Exercise.
Give the number of lines containing the word "with" and nothing more.

Records to use.
+++

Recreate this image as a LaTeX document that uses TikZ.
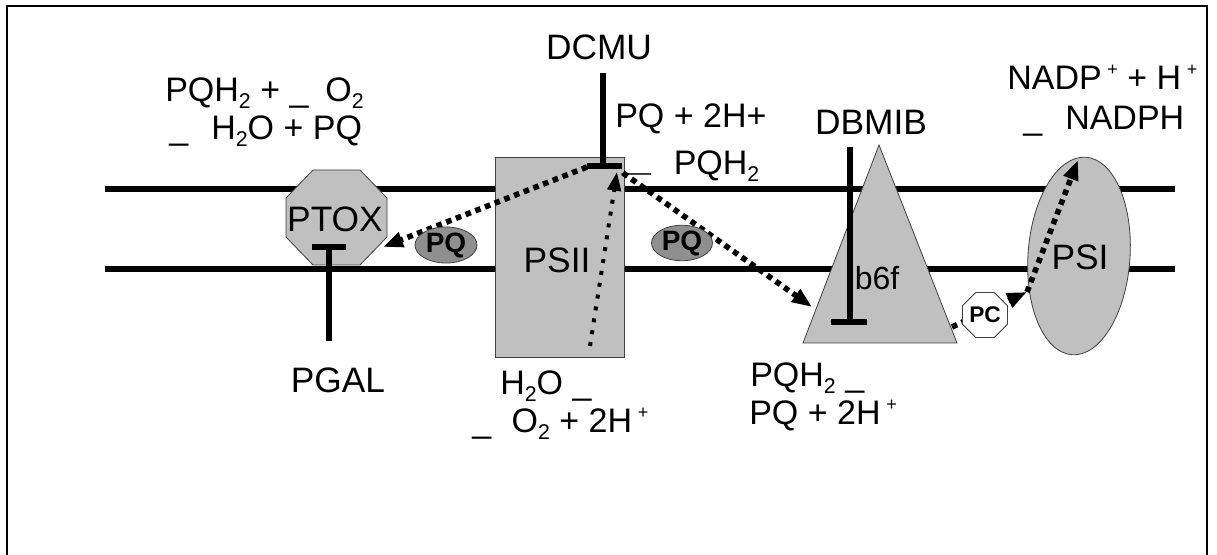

+++

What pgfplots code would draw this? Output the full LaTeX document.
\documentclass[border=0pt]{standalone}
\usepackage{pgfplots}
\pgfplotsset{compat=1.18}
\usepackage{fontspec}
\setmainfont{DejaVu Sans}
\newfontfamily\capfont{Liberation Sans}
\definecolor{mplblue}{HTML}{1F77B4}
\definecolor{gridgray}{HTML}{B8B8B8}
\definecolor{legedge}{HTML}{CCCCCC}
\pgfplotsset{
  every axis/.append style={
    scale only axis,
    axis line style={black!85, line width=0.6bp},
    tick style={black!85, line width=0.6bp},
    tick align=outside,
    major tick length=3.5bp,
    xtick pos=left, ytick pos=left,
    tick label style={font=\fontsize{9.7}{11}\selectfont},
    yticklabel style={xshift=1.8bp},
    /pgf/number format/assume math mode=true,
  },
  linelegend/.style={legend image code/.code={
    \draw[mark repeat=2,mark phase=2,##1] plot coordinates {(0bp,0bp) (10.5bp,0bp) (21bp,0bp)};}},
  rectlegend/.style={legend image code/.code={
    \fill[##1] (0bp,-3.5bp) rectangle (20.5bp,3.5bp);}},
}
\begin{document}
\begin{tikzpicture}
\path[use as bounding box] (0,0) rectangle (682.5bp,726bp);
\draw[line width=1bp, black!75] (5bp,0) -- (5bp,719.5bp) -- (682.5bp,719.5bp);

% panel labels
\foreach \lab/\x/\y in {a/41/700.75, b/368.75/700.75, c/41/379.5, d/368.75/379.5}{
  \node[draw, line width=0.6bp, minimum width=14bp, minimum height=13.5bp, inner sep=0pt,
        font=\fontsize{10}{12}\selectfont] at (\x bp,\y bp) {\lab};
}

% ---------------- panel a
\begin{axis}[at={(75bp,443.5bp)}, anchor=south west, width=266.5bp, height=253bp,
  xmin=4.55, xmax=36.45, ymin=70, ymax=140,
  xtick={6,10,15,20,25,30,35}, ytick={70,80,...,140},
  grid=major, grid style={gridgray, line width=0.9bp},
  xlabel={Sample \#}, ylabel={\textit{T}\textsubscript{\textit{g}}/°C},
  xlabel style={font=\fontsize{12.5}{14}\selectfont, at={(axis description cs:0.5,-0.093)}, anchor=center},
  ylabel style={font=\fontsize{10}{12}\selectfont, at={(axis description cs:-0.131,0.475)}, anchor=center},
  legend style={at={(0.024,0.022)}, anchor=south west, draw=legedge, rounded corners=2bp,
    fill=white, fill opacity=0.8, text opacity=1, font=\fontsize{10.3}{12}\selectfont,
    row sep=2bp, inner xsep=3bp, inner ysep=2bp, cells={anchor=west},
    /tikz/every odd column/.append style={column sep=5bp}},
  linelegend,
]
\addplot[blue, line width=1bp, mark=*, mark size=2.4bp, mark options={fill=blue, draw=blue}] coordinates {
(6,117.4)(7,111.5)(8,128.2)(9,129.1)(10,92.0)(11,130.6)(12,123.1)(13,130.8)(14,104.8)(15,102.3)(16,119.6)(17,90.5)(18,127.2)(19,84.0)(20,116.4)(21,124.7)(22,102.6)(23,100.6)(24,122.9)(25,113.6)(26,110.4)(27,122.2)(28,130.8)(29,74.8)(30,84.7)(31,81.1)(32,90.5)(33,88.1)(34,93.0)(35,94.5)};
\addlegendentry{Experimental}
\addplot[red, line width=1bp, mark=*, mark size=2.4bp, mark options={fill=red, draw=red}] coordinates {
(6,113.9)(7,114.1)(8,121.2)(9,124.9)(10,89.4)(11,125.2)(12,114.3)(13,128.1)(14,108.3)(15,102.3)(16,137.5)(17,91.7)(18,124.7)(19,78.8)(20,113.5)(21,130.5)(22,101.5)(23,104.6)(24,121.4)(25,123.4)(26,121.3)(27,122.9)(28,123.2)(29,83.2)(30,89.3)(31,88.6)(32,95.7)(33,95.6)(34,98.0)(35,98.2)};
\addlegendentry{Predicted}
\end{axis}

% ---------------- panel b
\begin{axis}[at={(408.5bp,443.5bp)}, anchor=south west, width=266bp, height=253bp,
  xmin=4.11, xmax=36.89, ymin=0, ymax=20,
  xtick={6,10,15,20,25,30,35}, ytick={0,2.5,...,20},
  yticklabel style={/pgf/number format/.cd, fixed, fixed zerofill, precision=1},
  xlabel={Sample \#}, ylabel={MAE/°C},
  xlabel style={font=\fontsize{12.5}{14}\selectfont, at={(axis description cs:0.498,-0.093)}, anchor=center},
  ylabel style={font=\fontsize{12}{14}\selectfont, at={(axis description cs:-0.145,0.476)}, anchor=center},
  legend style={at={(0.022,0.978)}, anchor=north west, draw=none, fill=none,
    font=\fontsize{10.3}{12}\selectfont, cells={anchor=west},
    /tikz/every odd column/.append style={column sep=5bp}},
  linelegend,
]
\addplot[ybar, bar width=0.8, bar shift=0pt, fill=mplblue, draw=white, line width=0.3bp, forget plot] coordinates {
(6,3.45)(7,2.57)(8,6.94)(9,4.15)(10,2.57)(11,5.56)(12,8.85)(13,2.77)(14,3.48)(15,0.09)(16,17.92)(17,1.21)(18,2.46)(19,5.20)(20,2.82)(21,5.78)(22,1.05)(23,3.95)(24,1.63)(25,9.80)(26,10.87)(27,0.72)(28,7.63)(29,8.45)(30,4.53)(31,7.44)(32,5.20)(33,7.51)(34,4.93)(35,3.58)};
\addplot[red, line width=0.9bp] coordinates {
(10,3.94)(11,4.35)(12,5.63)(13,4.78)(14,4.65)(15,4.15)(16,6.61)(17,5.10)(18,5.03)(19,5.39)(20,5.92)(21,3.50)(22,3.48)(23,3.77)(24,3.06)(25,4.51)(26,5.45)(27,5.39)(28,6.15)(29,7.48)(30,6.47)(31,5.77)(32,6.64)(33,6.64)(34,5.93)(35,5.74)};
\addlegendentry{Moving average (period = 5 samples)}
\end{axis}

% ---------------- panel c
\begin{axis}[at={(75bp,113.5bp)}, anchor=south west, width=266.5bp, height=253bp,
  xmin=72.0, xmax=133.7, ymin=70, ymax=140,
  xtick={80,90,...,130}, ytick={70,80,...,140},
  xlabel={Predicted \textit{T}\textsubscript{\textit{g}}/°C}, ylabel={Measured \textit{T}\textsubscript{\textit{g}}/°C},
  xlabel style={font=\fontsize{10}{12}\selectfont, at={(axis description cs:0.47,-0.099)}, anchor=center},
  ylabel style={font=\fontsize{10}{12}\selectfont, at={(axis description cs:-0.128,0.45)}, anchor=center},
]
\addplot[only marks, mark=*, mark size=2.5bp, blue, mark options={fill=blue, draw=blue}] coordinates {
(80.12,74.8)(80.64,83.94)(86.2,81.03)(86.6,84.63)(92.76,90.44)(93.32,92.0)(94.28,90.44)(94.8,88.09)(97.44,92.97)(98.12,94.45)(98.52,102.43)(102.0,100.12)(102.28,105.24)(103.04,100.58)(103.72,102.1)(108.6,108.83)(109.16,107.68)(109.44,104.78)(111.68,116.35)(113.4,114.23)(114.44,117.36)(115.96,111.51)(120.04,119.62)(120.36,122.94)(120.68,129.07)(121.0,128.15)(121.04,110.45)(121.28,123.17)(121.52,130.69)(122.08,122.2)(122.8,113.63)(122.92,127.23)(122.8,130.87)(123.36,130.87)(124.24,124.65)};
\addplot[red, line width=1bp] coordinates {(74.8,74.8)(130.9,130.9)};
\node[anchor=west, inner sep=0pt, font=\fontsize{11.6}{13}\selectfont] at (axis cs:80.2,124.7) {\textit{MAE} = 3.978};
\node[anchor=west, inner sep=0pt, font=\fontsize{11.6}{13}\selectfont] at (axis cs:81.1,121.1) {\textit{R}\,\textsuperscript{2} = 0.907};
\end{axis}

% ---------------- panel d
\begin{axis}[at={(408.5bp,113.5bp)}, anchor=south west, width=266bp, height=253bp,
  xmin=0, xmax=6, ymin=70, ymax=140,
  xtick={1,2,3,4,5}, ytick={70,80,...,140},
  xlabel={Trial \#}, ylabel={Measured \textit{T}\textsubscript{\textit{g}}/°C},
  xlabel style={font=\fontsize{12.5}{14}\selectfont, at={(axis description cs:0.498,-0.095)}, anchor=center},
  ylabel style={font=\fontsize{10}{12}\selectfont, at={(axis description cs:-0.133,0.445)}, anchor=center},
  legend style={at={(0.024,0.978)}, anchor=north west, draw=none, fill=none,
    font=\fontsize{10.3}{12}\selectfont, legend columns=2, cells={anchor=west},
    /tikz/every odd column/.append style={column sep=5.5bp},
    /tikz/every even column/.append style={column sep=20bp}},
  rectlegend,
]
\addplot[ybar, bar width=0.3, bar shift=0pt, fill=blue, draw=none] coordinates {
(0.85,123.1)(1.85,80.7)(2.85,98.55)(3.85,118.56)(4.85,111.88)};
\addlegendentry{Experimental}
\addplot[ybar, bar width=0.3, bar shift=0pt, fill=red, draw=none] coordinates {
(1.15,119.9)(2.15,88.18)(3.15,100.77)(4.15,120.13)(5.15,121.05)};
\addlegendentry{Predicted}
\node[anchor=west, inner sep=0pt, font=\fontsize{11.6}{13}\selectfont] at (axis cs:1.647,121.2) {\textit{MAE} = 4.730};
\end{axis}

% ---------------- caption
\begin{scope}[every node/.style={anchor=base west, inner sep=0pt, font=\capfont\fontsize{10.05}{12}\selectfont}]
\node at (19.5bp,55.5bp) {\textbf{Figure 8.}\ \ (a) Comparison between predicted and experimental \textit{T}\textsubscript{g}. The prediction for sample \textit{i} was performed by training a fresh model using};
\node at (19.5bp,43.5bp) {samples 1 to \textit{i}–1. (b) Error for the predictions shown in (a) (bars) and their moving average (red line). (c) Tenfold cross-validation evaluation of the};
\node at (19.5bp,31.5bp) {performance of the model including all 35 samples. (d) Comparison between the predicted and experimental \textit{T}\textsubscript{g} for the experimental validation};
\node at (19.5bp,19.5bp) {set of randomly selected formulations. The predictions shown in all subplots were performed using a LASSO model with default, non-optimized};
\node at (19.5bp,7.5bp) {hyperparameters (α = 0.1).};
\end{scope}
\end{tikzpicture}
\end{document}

+++

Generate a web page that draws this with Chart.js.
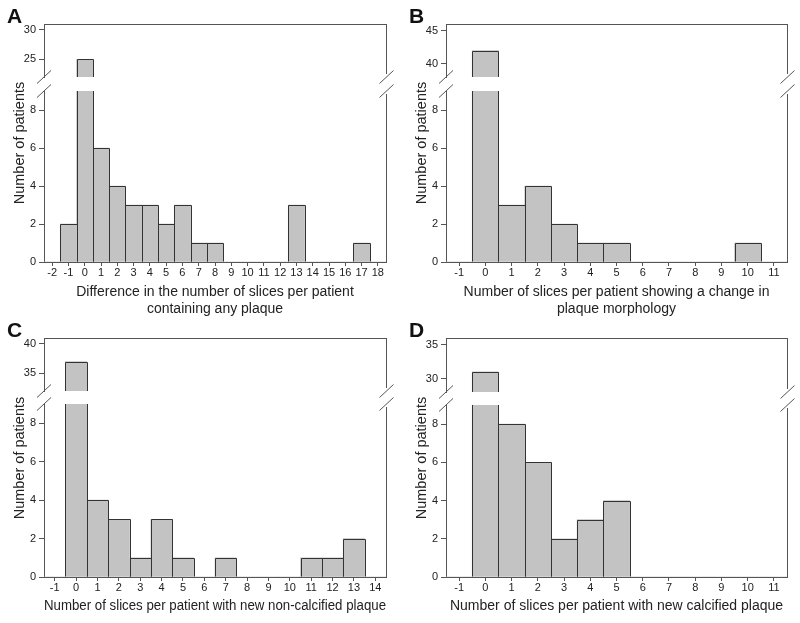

+++

Task response.
2